The VCCR is intended to “contribute to the development of friendly relations among
nations.” Medellin v. Texas, 552 U.S. 491, 499 (2008) (quoting 21 U.S.T., 77, 79). Trinidad and
Tobago and the United States are both signatories to the treaty. T.I.A.S. No. 6820, 21 U.S.T. 77,
1969 WL 97928 (U.S. Treaty). Article 36, the provision relied upon by Gordon, provides:
1. With a view to facilitating the exercise of consular functions relating to
nationals of the sending State:
(a) consular officers shall be free to communicate with nationals of the
sending State and to have access to them. Nationals of the sending State shall
have the same freedom with respect to communication with and access to
consular officers of the sending State;
(b) if he so requests, the competent authorities of the receiving State shall,
without delay, inform the consular post of the sending State if, within its
5
consular district, a national of that State is arrested or committed to prison
or to custody pending trial or is detained in any other manner. Any
communication addressed to the consular post by the person arrested, in
prison, custody or detention shall also be forwarded by the said authorities
without delay. The said authorities shall inform the person concerned without
delay of his rights under this sub-paragraph
(c) consular officers shall have the right to visit a national of the sending
State who is in prison, custody or detention, to converse and correspond with
him and to arrange for his legal representation. They shall also have the right
to visit any national of the sending State who is in prison, custody or
detention in their district in pursuance of a judgment. Nevertheless, consular
officers shall refrain from taking action on behalf of a national who is in
prison, custody or detention if he expressly opposes such action.

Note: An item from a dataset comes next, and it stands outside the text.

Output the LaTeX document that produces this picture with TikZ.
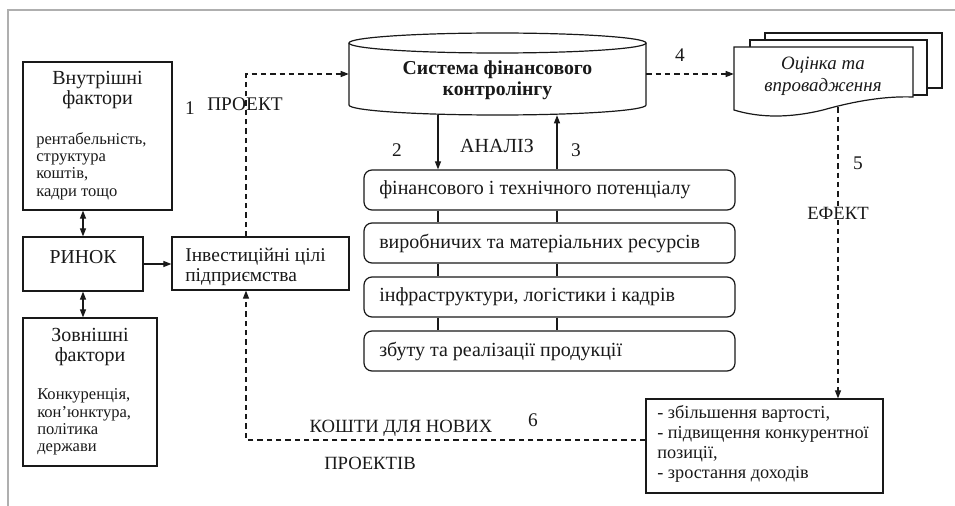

2. The rights referred to in paragraph 1 of this Article shall be exercised in
conformity with the laws and regulations of the receiving State, subject to the
proviso, however, that the said laws and regulations must enable full effect to
be given to the purposes for which the rights accorded under this Article are
intended.
21 U.S.T. at 101-102 (emphasis added). In both Medellin v. Texas, 552 U.S. 491, 506 n. 4
(2008) and Sanchez–Llamas v. Oregon, 548 U.S. 331, 343 (2006), the Supreme Court assumed
without deciding that Article 36 creates judicially enforceable individual rights.
In Mora, the Second Circuit closely examined the question of individual rights under the
VCCR, and thus whether a plaintiff could state a damages claim, either under the treaty itself or
through § 1983, for an alleged VCCR violation. See Mora, 524 F.3d at 199 n.23; Gonzaga v.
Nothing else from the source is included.